Where there is room for UTC action in this area, I think, is for the UTC to provide further guidance about *non*-ASCII characters that are "sufficiently like" ASCII (or Latin-1) characters that specifications should probably consider them for special-casing along with the core characters they really care about. Thus, for wakiten, it is fairly easy to say [# % & @ § ¶] are special, but it gets more arcane to spell out which *other* of the many thousands of Unicode characters are sufficiently like "%", for example, to get similar treatment. I don't think we should be distributing the burden of that kind of determination out to hundreds of protocol and specification editors.

it doesn’t answer the more general question of how to approach Unicode with requests for issues such as character property management. 

In general, there are three ways to proceed:

1. Make an explicit proposal (to add a property, modify a property, etc. for the UCD) to the UTC. Such proposals get routed to PAG for detailed discussion. Proponents can engage in that discussion if they want, and may get suggestions for how to improve a proposal, or may be rebuffed if PAG determines there are real problems with the proposal, or PAG may suggest alternative approaches, and so on. Adding a new property needs to pass a fairly high bar, in part because of the ongoing, permanent maintenance burden.

2. Write up a Unicode Technical Note (UTN). These documents do not require UTC approval, and as long as they don't recommend non-conformant behavior, can pretty much address whatever the author wants. We have taken to recommending this approach for people to fill out details about particular script behavior and rendering, for example, but this route has also been used to fill out details and edge case for particular properties. See, for example, UTN #43 about the kStrange property:

https://www.unicode.org/notes/tn43/

A UTN about wakiten (and related emphasis behavior in East Asian typography) would be perfectly appropriate, and could provide as much context and as much discussion about exceptional character cases and how they are related to existing properties as necessary. Then a CSS specification could simply refer to that UTN for details.

3. Write up a Unicode Technical Report (UTR). These are specifications whose content *is* maintained by the UTC and which require a formal approval process.
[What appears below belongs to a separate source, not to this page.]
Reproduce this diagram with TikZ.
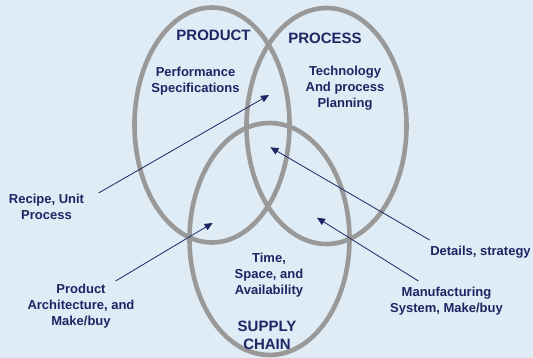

The most obviously relevant instance of this for the case we are discussing in UTR #25, Unicode Support for Mathematics:

 https://www.unicode.org/reports/tr25/

which among many other things defines a collection of mathematical character properties. Those properties are not maintained as part of the Unicode Character Database, per se, but are maintained as part of the data posted on the website and maintained in the context of UTR #25.

A new UTR is a heavy lift, but it could be appropriate if some some property issue were of general-enough interest that an entire new specification devoted to it made sense.

 

* W3C may not want to maintain it, but that does not mean that the UTC wants to do so—nor, more relevantly, that it has the resources to do so.

 

I will note that the UTC is more generally in the business of managing lists of character properties and that TUS (and related materials, such as the UCD) is a better place for information about characters _in general_ than having various W3C Specifications and Notes try to manage it. For one thing, the Web is not the only application that might care about such things, our standards are not the obvious place to look, and we are not probably the right standards body to make decisions like this. 

True enough (and see above). But there is a line to be negotiated here.

The UTC should probably not define a character property: Is_Localpart_Domain_Delimiter and assign that to one character, U+0040 "@". That is, instead, the business of RFC 5321.

And nobody would expect W3C to get into the business of defining the content of Indic_Syllabic_Category=Virama, for example.

But there is a gray area in between, where various groups have to figure out which lists belong where.

 

If there is a concern about human resources available for tasks that we’re requesting, I will note that all of the directly copied W3C folks have done work in the Unicode space in the past. We are not proposing an “unfunded mandate”. We just want to ensure that the work is done in the right way in the right place, where the results will be accessible and properly maintained. 

Yep, I agree.

--Ken

 

Received on Thursday, 30 May 2024 15:01:55 UTC